Thank you for your comments.

As you mentioned the size of shared buffers, my first thought was to just 
switch to a larger machine as this one only has 2 gigs of RAM. But then it 
occurred to me that the whole videos table is getting loaded into memory while 
only 2 small columns are actually used! So I created a covering index on videos 
(channel_id, id) and the query now completes in 190ms!

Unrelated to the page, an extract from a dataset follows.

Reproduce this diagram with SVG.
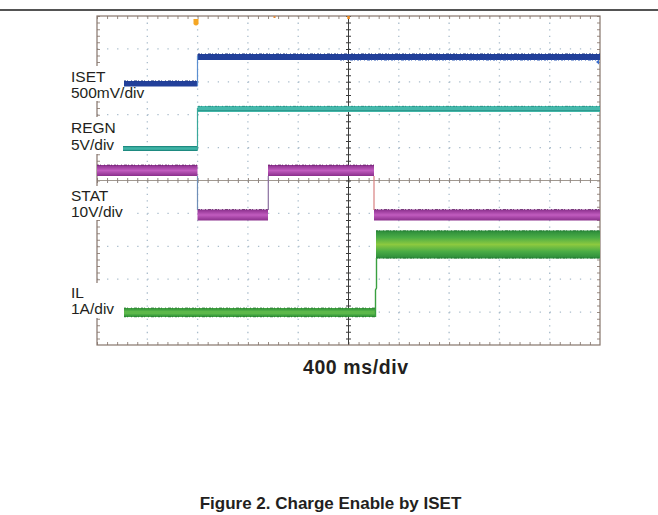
<svg xmlns="http://www.w3.org/2000/svg" width="658" height="515" viewBox="0 0 658 515">
<defs>
<style>
.lbl{font-family:"Liberation Sans",Arial,sans-serif;font-size:15.5px;fill:#231f20}
.cap{font-family:"Liberation Sans",Arial,sans-serif;font-weight:bold;font-size:17px;fill:#231f20}
.dotv{stroke:#a9bccb;stroke-width:1.3;stroke-dasharray:1.3 5.28}
.doth{stroke:#a9bccb;stroke-width:1.3;stroke-dasharray:1.3 8.76}
.noise{fill:none;stroke-width:0.9;stroke-dasharray:2 1 1 3 1 2 3 1 1 2;opacity:0.8}
</style>
<linearGradient id="ilg" x1="0" y1="0" x2="0" y2="1">
<stop offset="0" stop-color="#2a8a3a"/>
<stop offset="0.25" stop-color="#4aac45"/>
<stop offset="0.5" stop-color="#8cc93f"/>
<stop offset="0.75" stop-color="#4aac45"/>
<stop offset="1" stop-color="#2a8a3a"/>
</linearGradient>
<linearGradient id="stg" x1="0" y1="0" x2="0" y2="1">
<stop offset="0" stop-color="#8a2f8c"/>
<stop offset="0.5" stop-color="#c15cbf"/>
<stop offset="1" stop-color="#8a2f8c"/>
</linearGradient>
</defs>
<rect width="658" height="515" fill="#ffffff"/>
<line x1="0" y1="10" x2="658" y2="10" stroke="#1a1a1a" stroke-width="1.5"/>

<g id="grid">
<line class="dotv" x1="147.3" y1="16" x2="147.3" y2="345"/>
<line class="dotv" x1="197.6" y1="16" x2="197.6" y2="345"/>
<line class="dotv" x1="247.9" y1="16" x2="247.9" y2="345"/>
<line class="dotv" x1="298.2" y1="16" x2="298.2" y2="345"/>
<line class="dotv" x1="398.8" y1="16" x2="398.8" y2="345"/>
<line class="dotv" x1="449.1" y1="16" x2="449.1" y2="345"/>
<line class="dotv" x1="499.4" y1="16" x2="499.4" y2="345"/>
<line class="dotv" x1="549.7" y1="16" x2="549.7" y2="345"/>
<line class="doth" x1="97" y1="48.9" x2="600" y2="48.9"/>
<line class="doth" x1="97" y1="81.8" x2="600" y2="81.8"/>
<line class="doth" x1="97" y1="114.7" x2="600" y2="114.7"/>
<line class="doth" x1="97" y1="147.6" x2="600" y2="147.6"/>
<line class="doth" x1="97" y1="213.4" x2="600" y2="213.4"/>
<line class="doth" x1="97" y1="246.3" x2="600" y2="246.3"/>
<line class="doth" x1="97" y1="279.2" x2="600" y2="279.2"/>
<line class="doth" x1="97" y1="312.1" x2="600" y2="312.1"/>
<line x1="97" y1="17.5" x2="600" y2="17.5" stroke="#9a8c84" stroke-width="3" stroke-dasharray="1 9.06"/>
<line x1="97" y1="343.5" x2="600" y2="343.5" stroke="#9a8c84" stroke-width="3" stroke-dasharray="1 9.06"/>
<line x1="98.5" y1="16" x2="98.5" y2="345" stroke="#9a8c84" stroke-width="3" stroke-dasharray="1 5.58"/>
<line x1="598.5" y1="16" x2="598.5" y2="345" stroke="#9a8c84" stroke-width="3" stroke-dasharray="1 5.58"/>
<line x1="97" y1="180.5" x2="600" y2="180.5" stroke="#a09890" stroke-width="1"/>
<line x1="97" y1="180.5" x2="600" y2="180.5" stroke="#8f8580" stroke-width="5" stroke-dasharray="1 9.06"/>
<line x1="348.5" y1="16" x2="348.5" y2="345" stroke="#3b3b3b" stroke-width="1"/>
<line x1="348.5" y1="16" x2="348.5" y2="345" stroke="#3b3b3b" stroke-width="5" stroke-dasharray="1 5.58"/>
<rect x="97" y="16" width="503" height="329" fill="none" stroke="#86756c" stroke-width="1.2"/>
</g>

<g id="labels">
<rect x="68" y="66" width="56" height="35" fill="#ffffff"/>
<rect x="68" y="86" width="80" height="15" fill="#ffffff"/>
<rect x="68" y="117" width="54" height="37" fill="#ffffff"/>
<rect x="68" y="186" width="62" height="34" fill="#ffffff"/>
<rect x="68" y="283" width="56" height="35" fill="#ffffff"/>
<text class="lbl" x="71" y="81.5">ISET</text>
<text class="lbl" x="71" y="97.5">500mV/div</text>
<text class="lbl" x="71" y="132.5">REGN</text>
<text class="lbl" x="71" y="149.5">5V/div</text>
<text class="lbl" x="71" y="200.5">STAT</text>
<text class="lbl" x="71" y="216.5">10V/div</text>
<text class="lbl" x="71" y="297.5">IL</text>
<text class="lbl" x="71" y="313.5">1A/div</text>
</g>

<g id="markers">
<path d="M193.5,19 L193.5,24 Q196,27 198.5,24 L198.5,19 Z" fill="#f5a623"/>
<rect x="347.3" y="16" width="2.4" height="3" fill="#f08a1c"/>
<rect x="273.5" y="16" width="2" height="2" fill="#e08a3a"/>
<path d="M596,62 L599,59.5 L599,64.5 Z" fill="#3a6fd0"/>
</g>

<g id="trace-iset">
<rect x="124" y="81" width="73.5" height="5.5" fill="#22409a"/>
<rect x="197.5" y="54" width="402.5" height="6" fill="#22409a"/>
<line x1="197.5" y1="56" x2="197.5" y2="86" stroke="#5b8fd0" stroke-width="1.2"/>
<line class="noise" x1="124" y1="80.8" x2="197" y2="80.8" stroke="#122a70"/>
<line class="noise" x1="340" y1="60.3" x2="596" y2="60.3" stroke="#4a70c0"/>
<line class="noise" x1="198" y1="53.8" x2="600" y2="53.8" stroke="#15307a"/>
</g>

<g id="trace-regn">
<rect x="123" y="146" width="74.5" height="5" fill="#3fb3a6"/>
<rect x="123" y="146" width="74.5" height="1.2" fill="#1e8a80"/>
<rect x="123" y="149.8" width="74.5" height="1.2" fill="#1e8a80"/>
<rect x="197.5" y="106" width="402.5" height="6" fill="#46b9ac"/>
<line class="noise" x1="198" y1="106.3" x2="600" y2="106.3" stroke="#1d8278"/>
<line x1="198" y1="110.6" x2="600" y2="110.6" stroke="#2a978c" stroke-width="1"/>
<line x1="197.5" y1="108" x2="197.5" y2="150" stroke="#3aa89c" stroke-width="1.2"/>
</g>

<g id="trace-stat">
<rect x="97" y="165" width="100.5" height="11" fill="url(#stg)"/>
<rect x="268" y="165" width="106" height="11" fill="url(#stg)"/>
<rect x="197.5" y="209.5" width="70.5" height="11" fill="url(#stg)"/>
<rect x="374" y="209.5" width="226" height="11" fill="url(#stg)"/>
<line class="noise" x1="97" y1="165" x2="197" y2="165" stroke="#5e1a60"/>
<line class="noise" x1="268" y1="165" x2="374" y2="165" stroke="#5e1a60"/>
<line class="noise" x1="198" y1="209.5" x2="268" y2="209.5" stroke="#5e1a60"/>
<line class="noise" x1="374" y1="209.5" x2="600" y2="209.5" stroke="#5e1a60"/>
<line x1="197.5" y1="176" x2="197.5" y2="210" stroke="#6f8fb8" stroke-width="1.2"/>
<line x1="268.3" y1="176" x2="268.3" y2="210" stroke="#8a6fa0" stroke-width="1.2"/>
<line x1="374" y1="176" x2="374" y2="210" stroke="#d88080" stroke-width="1.2"/>
</g>

<g id="trace-il">
<rect x="124" y="308" width="252" height="9" fill="#3d9e3e"/>
<rect x="124" y="310.5" width="252" height="4" fill="#5cb84a"/>
<line class="noise" x1="124" y1="308" x2="376" y2="308" stroke="#1d6e2a"/>
<line class="noise" x1="124" y1="316.8" x2="376" y2="316.8" stroke="#1d6e2a"/>
<rect x="376" y="230.5" width="224" height="28" fill="url(#ilg)"/>
<line class="noise" x1="376" y1="230.8" x2="600" y2="230.8" stroke="#1d6e2a"/>
<line class="noise" x1="376" y1="258" x2="600" y2="258" stroke="#1d6e2a"/>
<path d="M375.5,317 L375.5,290 L376.5,288 L376.5,258" fill="none" stroke="#3aa040" stroke-width="1.4"/>
</g>

<text class="cap" x="355.5" y="374" text-anchor="middle" style="font-size:19.5px" textLength="105" lengthAdjust="spacing">400 ms/div</text>
<text class="cap" x="330.5" y="509" text-anchor="middle">Figure 2. Charge Enable by ISET</text>
</svg>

Thanks, you helped me a lot.


> On Jun 25, 2018, at 6:45 PM, Justin Pryzby <pry...@telsasoft.com> wrote:
> 
> Hi,
> 
> Thanks for providing all this info :)
> 
> On Mon, Jun 25, 2018 at 05:55:49PM +0200, Roman Kushnir wrote:
>> Hello,
>> 
>> The following basic inner join is taking too much time for me. (I’m using 
>> count(videos.id <http://videos.id/>) instead of count(*) because my actual 
>> query looks different, but I simplified it here to the essence).
>> I’ve tried following random people's suggestions and adjusting the 
>> random_page_cost(decreasing it from 4 to 1.1) without a stable improvement. 
>> Any hints on what is wrong here? Thank you.
> 
>> Running on Amazon RDS, with default 10.1 parameters
> 
> All default ?
> https://wiki.postgresql.org/wiki/Server_Configuration
> 
> It looks like nearly the entire time is spent reading this table:
> 
>       Parallel Seq Scan on videos ... (ACTUAL TIME=0.687..55,555.774...)
>       Buffers: shared hit=7138 read=464357
> 
> Perhaps shared_buffers should be at least several times larger, and perhaps up
> to 4gb to keep the entire table in RAM.  You could maybe also benefit from
> better device readahead (blockdev --setra or lvchange -r or
> /sys/block/sd?/queue/read_ahead_kb)
> 
> Also, it looks like there's a row count misestimate, which probably doesn't
> matter for the query you sent, but maybe affects your larger query:
>       Hash Join (... ROWS=365,328 ... ) (... ROWS=45,307 ... )
> 
> If that matters, maybe it'd help to increase statistics on channel_id.
> Actually, I see both tables have FK into channels.id:
> 
>>    "fk_rails_11d6d9bea2" FOREIGN KEY (channel_id) REFERENCES channels(id)
>>    "fk_rails_257f68ae55" FOREIGN KEY (channel_id) REFERENCES channels(id)
> 
> I don't see the definition of "channels" (and it looks like the query I put on
> the wiki doesn't show null_frac), but I think that postgres since 9.6 should 
> be
> able to infer good join statistics from the existence of the FKs.  Maybe that
> only works if you actually JOIN to the channels table (?).  But if anything
> that's only a 2ndary problem, if at all.